Only at the resonant frequency is the impedance resistive, but it is a spot frequency.
If you make a random measurement, you'll see either + or - 90°.
See below

-Many tuners have an inductive matching component, balun or similar between the tuner and the antenna connector, and this inductive component will dominate the impedance

Elvee 12th April 2012 04:54 PM

1 Attachment(s)
Here is a typical front end, to illustrate what I said above:

Joe Roberts 12th April 2012 05:26 PM

Practical answer: It doesn't matter.

Losses in slightly mismatched antenna are very small and very easily made up for by front end gain.

A more or less close match does terminate the antenna cable system in its characteristic impedance which helps reduce common mode effects and reflected power in the cable.

Reflected power is a bit more problematic for transmitting where power transfer to the load is paramount but here the antenna is the generator and the receiver is the load. Although there is obviously power developed across the load, the front end is a voltage gain instrument. Power across a 75 ohm load with antenna signals is quite miniscule.

The impedance measurement you will get depends on the frequency you choose. Antennas work the same way. Move up or down a few mc and the picture will change.

...A ham since the 70s.

Conrad Hoffman 12th April 2012 08:59 PM

Thanks, that all does help. I didn't carefully tune to the measurement frequency (or vice versa) but will try that to see what happens. It makes sense that this is a voltage sensitive system, rather than a transmitter where we don't want to lose any radiated power, but it seems foolish to worry about carefully tuning an antenna and then connecting it to an unmatched load.

... my dad has been a ham for near forever, but it didn't rub off!

DF96 13th April 2012 10:38 AM

Most low-noise receiver inputs are a mismatch. This is because lowest noise does not coincide with highest signal. Sometimes people talk about a receiver input being power-matched (i.e. normal conjugate match for maximum power transfer) or noise-matched (lowest noise). For VHF and up noise-matching is normal, as external noise is low.

The impedance you measured will depend critically on the length of cable between your instrument and the receiver. The only time the cable length will not matter is if you have a perfect match, which is unlikely. To work out what the actual receiver impedance you would need to use a Smith chart.

(another radio amateur)

Conrad Hoffman 13th April 2012 01:09 PM

Interesting! It's counter intuitive, to me anyway, that max power and lowest noise wouldn't coincide. Now we're getting somewhere. Time to break out the Smith charts- it's been years since I messed with those, but I still have 'em. I have a nice working HP 4815 vector impedance meter to play with, without which I'd just be groping in the dark, he says, groping around in the dark.

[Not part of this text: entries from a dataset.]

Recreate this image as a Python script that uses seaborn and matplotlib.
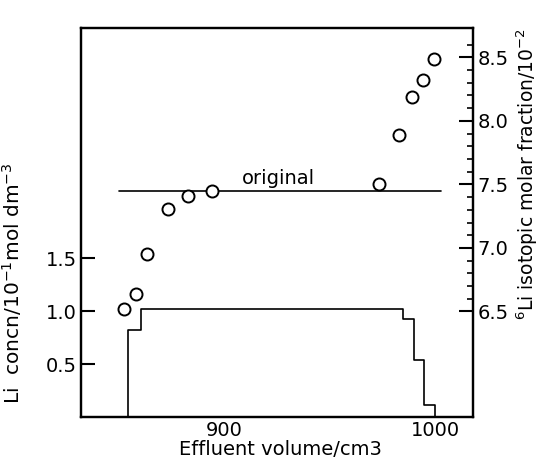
import numpy as np
import seaborn as sns
import matplotlib.pyplot as plt

# Li concentration profile (step), left axis
conc_volume = [850, 854.5, 860.5, 985, 990, 995, 1000]
conc_value = [0, 0.82, 1.02, 0.92, 0.54, 0.11, 0]

# 6Li isotopic molar fraction, right axis
frac_volume = [852.6, 858.3, 863.5, 873.6, 883.1, 894.2, 973.6, 983.1, 988.9, 994.5, 999.5]
frac_value = [6.52, 6.64, 6.95, 7.31, 7.41, 7.45, 7.50, 7.89, 8.19, 8.32, 8.49]

# original fraction
orig_volume = [850, 1003]
orig_level = 7.45

sns.set_style("white", {"text.color": "black", "axes.labelcolor": "black",
                        "xtick.color": "black", "ytick.color": "black"})
plt.rcParams["font.family"] = ["DejaVu Sans"]

fig = plt.figure(figsize=(5.39, 4.62), dpi=100)
ax = fig.add_axes([81 / 539, 1 - 417 / 462, 392 / 539, 389 / 462])
ax2 = ax.twinx()

sns.lineplot(x=conc_volume, y=conc_value, drawstyle="steps-post", color="black",
             linewidth=1.2, ax=ax, sort=False)
sns.lineplot(x=orig_volume, y=[orig_level] * len(orig_volume), color="black",
             linewidth=1.2, ax=ax2)
sns.scatterplot(x=frac_volume, y=frac_value, marker="o", s=75, facecolor="white",
                edgecolor="black", linewidth=1.4, ax=ax2, zorder=3)
ax2.text(926, orig_level + 0.02, "original", ha="center", va="bottom", fontsize=14)

ax.set_xlim(832.2, 1018)
ax.set_ylim(0, 3.67)
ax2.set_ylim(5.67, 8.73)

ax.set_xticks([850, 900, 950, 1000])
ax.set_xticklabels(["", "900", "", "1000"])
ax.set_yticks([0.5, 1.0, 1.5])
ax.set_yticklabels(["0.5", "1.0", "1.5"])
ax2.set_yticks([6.5, 7.0, 7.5, 8.0, 8.5])
ax2.set_yticklabels(["6.5", "7.0", "7.5", "8.0", "8.5"])
ax2.set_yticks(np.arange(6.5, 8.65, 0.1), minor=True)

ax.tick_params(axis="both", direction="in", length=10, width=1.5, labelsize=14, pad=3)
ax2.tick_params(axis="y", which="major", direction="in", length=10, width=1.5,
                labelsize=14, pad=3)
ax2.tick_params(axis="y", which="minor", direction="in", length=4, width=1.2)
ax.tick_params(axis="y", right=False)

for a in (ax, ax2):
    for s in a.spines.values():
        s.set_linewidth(1.6)
        s.set_color("black")

ax.set_xlabel("Effluent volume/cm3", fontsize=14)
ax.xaxis.set_label_coords(0.508, -0.06)
ax.set_ylabel("Li  concn/10$^{-1}$mol dm$^{-3}$", fontsize=14.5)
ax.yaxis.set_label_coords(-0.146, 0.345)
ax2.set_ylabel("$^{6}$Li isotopic molar fraction/10$^{-2}$", fontsize=13.5)
ax2.yaxis.set_label_coords(1.105, 0.625)

fig.savefig("out.png", dpi=100)
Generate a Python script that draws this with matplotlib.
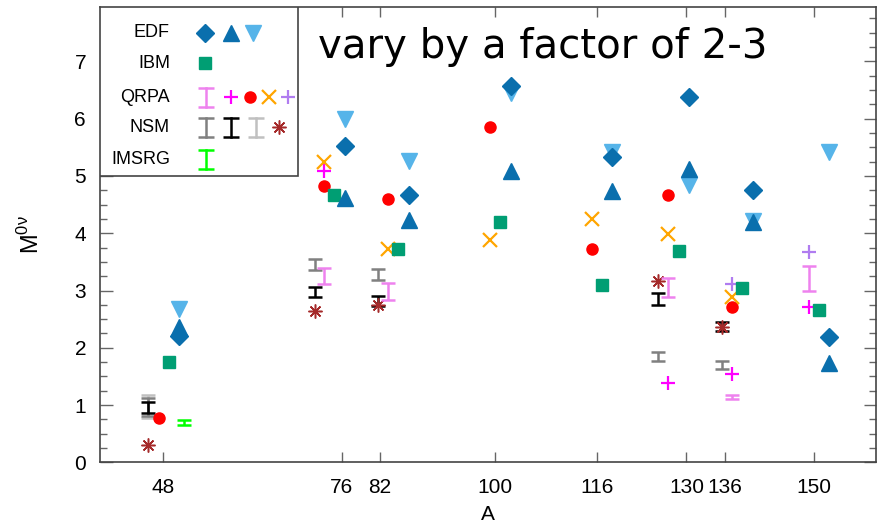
import numpy as np
import matplotlib
matplotlib.use("Agg")
import matplotlib.pyplot as plt
from matplotlib.patches import Rectangle

plt.rcParams['font.family'] = ['Liberation Sans', 'DejaVu Sans']

# x positions (in A units) of the method columns
edf_A = [50.5, 76.48, 86.51, 102.45, 118.34, 130.4, 140.4, 152.4]
edf_diamond = [2.21, 5.53, 4.66, 6.57, 5.33, 6.38, 4.76, 2.19]
edf_up = [2.36, 4.61, 4.23, 5.09, 4.73, 5.13, 4.20, 1.74]
edf_down = [2.67, 5.99, 5.26, 6.44, 5.42, 4.84, 4.22, 5.41]

ibm_A = [48.89, 74.8, 84.83, 100.77, 116.77, 128.8, 138.75, 150.8]
ibm = [1.75, 4.66, 3.72, 4.20, 3.09, 3.69, 3.04, 2.66]

qrpa_bar_A = [73.24, 83.17, 127.15, 137.2, 149.2]
qrpa_bar = [3.25, 2.98, 3.05, 1.14, 3.21]
qrpa_bar_err = [0.145, 0.145, 0.165, 0.04, 0.21]
qrpa_plus_A = [73.24, 127.15, 137.2, 149.2]
qrpa_plus = [5.08, 1.38, 1.55, 2.71]
qrpa_dot_A = [47.3, 73.24, 83.17, 99.2, 115.2, 127.15, 137.2]
qrpa_dot = [0.77, 4.83, 4.60, 5.85, 3.73, 4.66, 2.71]
qrpa_x_A = [73.24, 83.17, 99.2, 115.2, 127.15, 137.2]
qrpa_x = [5.25, 3.72, 3.89, 4.25, 3.99, 2.89]
qrpa_plus2_A = [137.2, 149.2]
qrpa_plus2 = [3.11, 3.68]

nsm_A = [45.65, 71.78, 81.66, 125.6, 135.6]
nsm_gray = [0.97, 3.45, 3.28, 1.85, 1.70]
nsm_gray_err = [0.155, 0.10, 0.10, 0.075, 0.07]
nsm_black = [0.96, 2.97, 2.81, 2.85, 2.37]
nsm_black_err = [0.10, 0.087, 0.087, 0.107, 0.08]
nsm_light_A = [45.65]
nsm_light = [0.97]
nsm_light_err = [0.20]
nsm_star = [0.30, 2.65, 2.75, 3.16, 2.37]

imsrg_A = [51.29]
imsrg = [0.70]
imsrg_err = [0.045]

xticks = [48, 76, 82, 100, 116, 130, 136, 150]

c_blue = '#0a6fad'
c_lblue = '#56b4e9'
c_green = '#009e73'
c_pink = '#ee82ee'
c_mag = '#ff00ff'
c_red = '#ff0000'
c_orange = '#ffa500'
c_purple = '#b07cf0'
c_gray = '#808080'
c_lgray = '#c0c0c0'
c_brown = '#a52a2a'
c_lime = '#00ff00'
star = (8, 2, 0)

fig = plt.figure(figsize=(8.84, 5.28), dpi=100)
ax = fig.add_axes([0.1131, 0.1244, 0.8779, 0.8623])

def bars(A, y, err, color):
    ax.errorbar(A, y, yerr=err, fmt='none', ecolor=color, elinewidth=1.8,
                capsize=4.7, capthick=1.8)

# NSM
bars(nsm_light_A, nsm_light, nsm_light_err, c_lgray)
bars(nsm_A, nsm_gray, nsm_gray_err, c_gray)
bars(nsm_A, nsm_black, nsm_black_err, 'black')
ax.plot(nsm_A, nsm_star, ls='none', marker=star, ms=10, mew=1.1, color=c_brown)
# IMSRG
bars(imsrg_A, imsrg, imsrg_err, c_lime)
# QRPA
bars(qrpa_bar_A, qrpa_bar, qrpa_bar_err, c_pink)
ax.plot(qrpa_plus_A, qrpa_plus, ls='none', marker='+', ms=10, mew=1.6, color=c_mag)
ax.plot(qrpa_dot_A, qrpa_dot, ls='none', marker='o', ms=8, color=c_red)
ax.plot(qrpa_x_A, qrpa_x, ls='none', marker='x', ms=9.5, mew=1.6, color=c_orange)
ax.plot(qrpa_plus2_A, qrpa_plus2, ls='none', marker='+', ms=10, mew=1.6, color=c_purple)
# IBM
ax.plot(ibm_A, ibm, ls='none', marker='s', ms=9, color=c_green)
# EDF
ax.plot(edf_A, edf_down, ls='none', marker='v', ms=11, color=c_lblue)
ax.plot(edf_A, edf_up, ls='none', marker='^', ms=11, color=c_blue)
ax.plot(edf_A, edf_diamond, ls='none', marker='D', ms=9, color=c_blue)

ax.set_xlim(38.1, 159.7)
ax.set_ylim(0, 7.95)
ax.set_xticks(xticks)
ax.set_yticks(range(8))
ax.set_yticks(np.arange(0, 7.95, 0.25), minor=True)
ax.tick_params(axis='both', which='both', direction='in', top=True, right=True,
               color='#666666', labelsize=15)
ax.tick_params(axis='y', which='major', length=9, width=1.0, pad=10)
ax.tick_params(axis='y', which='minor', length=5, width=1.0)
ax.tick_params(axis='x', which='major', length=7, width=1.0, pad=11)
for s in ax.spines.values():
    s.set_color('#444444')
    s.set_linewidth(1.2)

ax.set_xlabel('A', fontsize=15, labelpad=6)
ax.set_ylabel('M$^{\\mathregular{0ν}}$', fontsize=17, labelpad=22)

ax.text(0.281, 0.888, 'vary by a factor of 2-3', transform=ax.transAxes,
        fontsize=29, va='baseline', ha='left', family=['DejaVu Sans'])

# hand-made key in the upper left corner
ax.add_patch(Rectangle((0, 0.629), 0.255, 0.371, transform=ax.transAxes,
                       facecolor='white', edgecolor='#444444', lw=1.2, zorder=5))
rows = [0.943, 0.877, 0.802, 0.736, 0.666]
names = ['EDF', 'IBM', 'QRPA', 'NSM', 'IMSRG']
for r, n in zip(rows, names):
    ax.text(0.0902, r, n, transform=ax.transAxes, ha='right', va='center',
            fontsize=13, zorder=6)

def key_mark(x, y, **kw):
    ax.plot([x], [y], ls='none', transform=ax.transAxes, clip_on=False, zorder=6, **kw)

def key_bar(x, y, color):
    h = 0.021
    ax.plot([x, x], [y - h, y + h], color=color, lw=1.8, transform=ax.transAxes,
            zorder=6)
    ax.plot([x, x], [y - h, y + h], ls='none', marker='_', ms=11, mew=1.8,
            color=color, transform=ax.transAxes, zorder=6)

key_mark(0.1353, rows[0], marker='D', ms=9, color=c_blue)
key_mark(0.1688, rows[0], marker='^', ms=11, color=c_blue)
key_mark(0.1972, rows[0], marker='v', ms=11, color=c_lblue)
key_mark(0.1353, rows[1], marker='s', ms=9, color=c_green)
key_bar(0.1366, rows[2], c_pink)
key_mark(0.1688, rows[2], marker='+', ms=10, mew=1.6, color=c_mag)
key_mark(0.193, rows[2], marker='o', ms=8, color=c_red)
key_mark(0.2178, rows[2], marker='x', ms=9.5, mew=1.6, color=c_orange)
key_mark(0.2423, rows[2], marker='+', ms=10, mew=1.6, color=c_purple)
key_bar(0.1366, rows[3], c_gray)
key_bar(0.1688, rows[3], 'black')
key_bar(0.2010, rows[3], c_lgray)
key_mark(0.2307, rows[3], marker=star, ms=10, mew=1.1, color=c_brown)
key_bar(0.1366, rows[4], c_lime)

fig.savefig('out.png', dpi=100)
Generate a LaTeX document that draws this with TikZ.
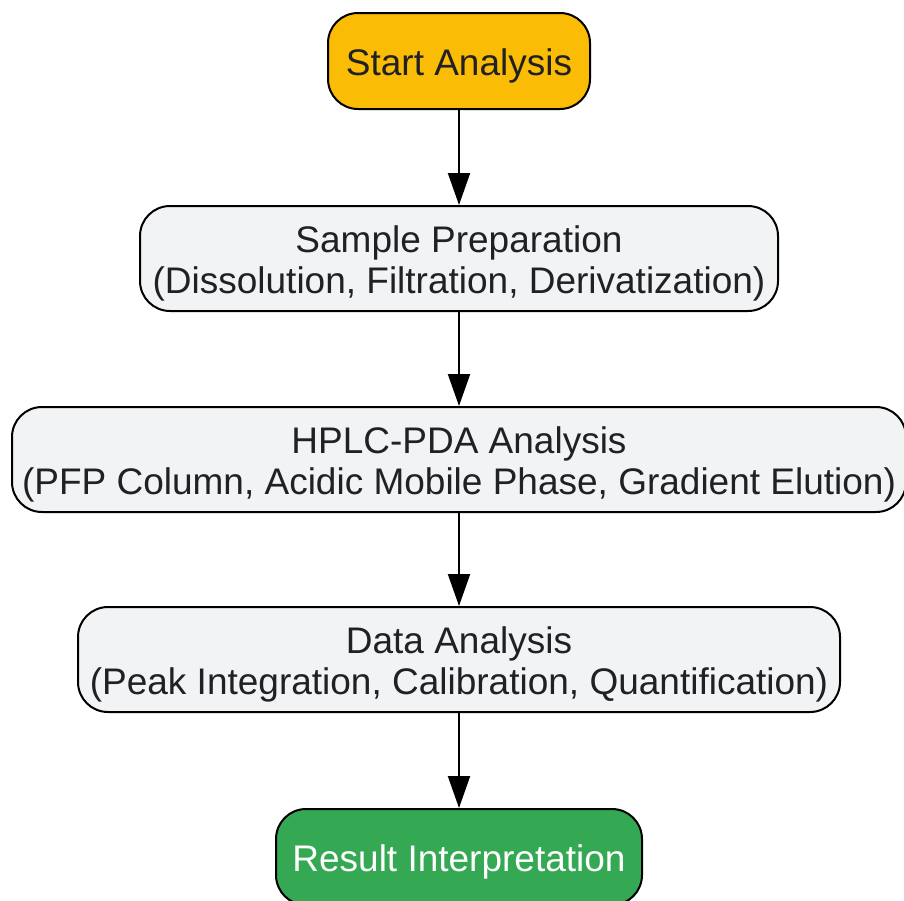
\documentclass[tikz,border=0pt]{standalone}
\usepackage{fontspec}
\setmainfont{Liberation Sans}
\usetikzlibrary{arrows.meta,positioning}
\definecolor{raStart}{HTML}{FBBC05}
\definecolor{raStep}{HTML}{F1F3F4}
\definecolor{raDone}{HTML}{34A853}
\definecolor{raText}{HTML}{202124}
\tikzset{
  ranode/.style={
    draw=black, line width=2pt, rounded corners=30pt, minimum height=105pt,
    inner sep=4pt, align=center, text=raText,
    font=\fontsize{37}{41}\selectfont
  },
  startnode/.style={ranode, fill=raStart, minimum height=96pt, text height=37pt},
  stepnode/.style={ranode, fill=raStep, text height=78pt},
  donenode/.style={ranode, fill=raDone, text=white, minimum height=96pt, text height=37pt},
  flow/.style={-{Triangle[length=32pt, width=22pt]}, line width=2pt, black}
}
\begin{document}
\begin{tikzpicture}
  \useasboundingbox (0,0) rectangle (904pt,-900pt);
  \node[startnode, minimum width=262pt] (start) at (459pt,-61pt) {Start Analysis};
  \node[stepnode, minimum width=638pt, below=95pt of start] (prep)
    {Sample Preparation\\(Dissolution, Filtration, Derivatization)};
  \node[stepnode, minimum width=894pt, below=94pt of prep] (hplc)
    {HPLC-PDA Analysis\\(PFP Column, Acidic Mobile Phase, Gradient Elution)};
  \node[stepnode, minimum width=762pt, below=93pt of hplc] (data)
    {Data Analysis\\(Peak Integration, Calibration, Quantification)};
  \node[donenode, minimum width=366pt, below=95pt of data] (result) {Result Interpretation};
  \foreach \a/\b in {start/prep, prep/hplc, hplc/data, data/result}{
    \draw[flow] (\a) -- (\b);
  }
\end{tikzpicture}
\end{document}
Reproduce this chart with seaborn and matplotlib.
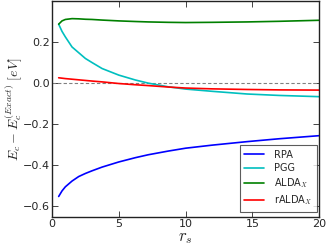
import numpy as np
import pandas as pd
import seaborn as sns
import matplotlib
matplotlib.use("Agg")
import matplotlib.pyplot as plt

# r_s grid and correlation energy errors (eV)
rs = [0.5, 0.75, 1, 1.5, 2, 2.5, 3, 3.75, 5, 6.25, 7.2, 8.7, 10, 12, 14.6, 17, 20]
rpa = [-0.552, -0.525, -0.505, -0.477, -0.455, -0.440, -0.427, -0.409, -0.384, -0.363, -0.349, -0.331, -0.317, -0.302, -0.285, -0.271, -0.256]
pgg = [0.287, 0.252, 0.225, 0.176, 0.148, 0.120, 0.100, 0.071, 0.039, 0.015, 0.000, -0.018, -0.029, -0.040, -0.053, -0.060, -0.066]
alda = [0.287, 0.303, 0.310, 0.314, 0.313, 0.311, 0.310, 0.307, 0.303, 0.300, 0.298, 0.296, 0.295, 0.296, 0.298, 0.301, 0.306]
ralda = [0.026, 0.024, 0.022, 0.019, 0.016, 0.013, 0.010, 0.006, -0.002, -0.008, -0.012, -0.019, -0.024, -0.028, -0.031, -0.033, -0.034]

labels = ["RPA", "PGG", r"ALDA$_X$", r"rALDA$_X$"]
colors = ["#0000ff", "#00bfbf", "#008000", "#ff0000"]

df = pd.concat([pd.DataFrame({"rs": rs, "err": v, "method": lab})
                for v, lab in zip([rpa, pgg, alda, ralda], labels)])

sns.set_style("ticks")
plt.rcParams["mathtext.fontset"] = "cm"

fig = plt.figure(figsize=(3.27, 2.45), dpi=100)
ax = fig.add_axes([0.159, 0.116, 0.817, 0.88])

ax.axhline(0, color="grey", ls="--", lw=0.8, dashes=(3, 2))
sns.lineplot(data=df, x="rs", y="err", hue="method", palette=dict(zip(labels, colors)),
             lw=1.2, ax=ax, legend=True)

ax.set_xlim(0, 20)
ax.set_ylim(-0.65, 0.4)
ax.set_xticks([0, 5, 10, 15, 20])
ax.set_yticks([-0.6, -0.4, -0.2, 0.0, 0.2])
ax.set_yticklabels(["\u22120.6", "\u22120.4", "\u22120.2", "0.0", "0.2"])
ax.tick_params(direction="in", top=True, right=True, labelsize=8, length=4, width=0.6, pad=1.5)
for s in ax.spines.values():
    s.set_linewidth(1.0)
    s.set_color("#222222")

ax.set_xlabel(r"$r_s$", fontsize=12, labelpad=-0.5)
ax.set_ylabel(r"$E_c - E_c^{(Exact)}\ [eV]$", fontsize=10, labelpad=-1)

leg = ax.legend(loc="lower right", bbox_to_anchor=(317 / 327, 1 - 212 / 245),
                bbox_transform=fig.transFigure, borderaxespad=0,
                fontsize=7, frameon=True, fancybox=False,
                edgecolor="#333333", handlelength=2.0, handletextpad=1.0,
                borderpad=0.5, labelspacing=0.35)
leg.get_frame().set_linewidth(0.8)

fig.savefig("out.png", dpi=100)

Osvaldo de Banfield 13th April 2012 01:52 PM

Yeah!, it appears that there are several hamīs here. Iīm LW1DSE, from Argentina.

Google Maps APRS

I never had an APRS station!!!

DF96 13th April 2012 04:33 PM

Reducing noise by having a mismatch surprised me when I first heard of it, but having gone through the maths for one simple situation (here) I now understand it a little better. Some active devices benefit from a reactive input, so as well as an impedance mismatch the first tuned circuit might be slightly mistuned.

For broadcast MF and HF receivers low noise is not an issue as external noise is so high, so an impedance match is more likely.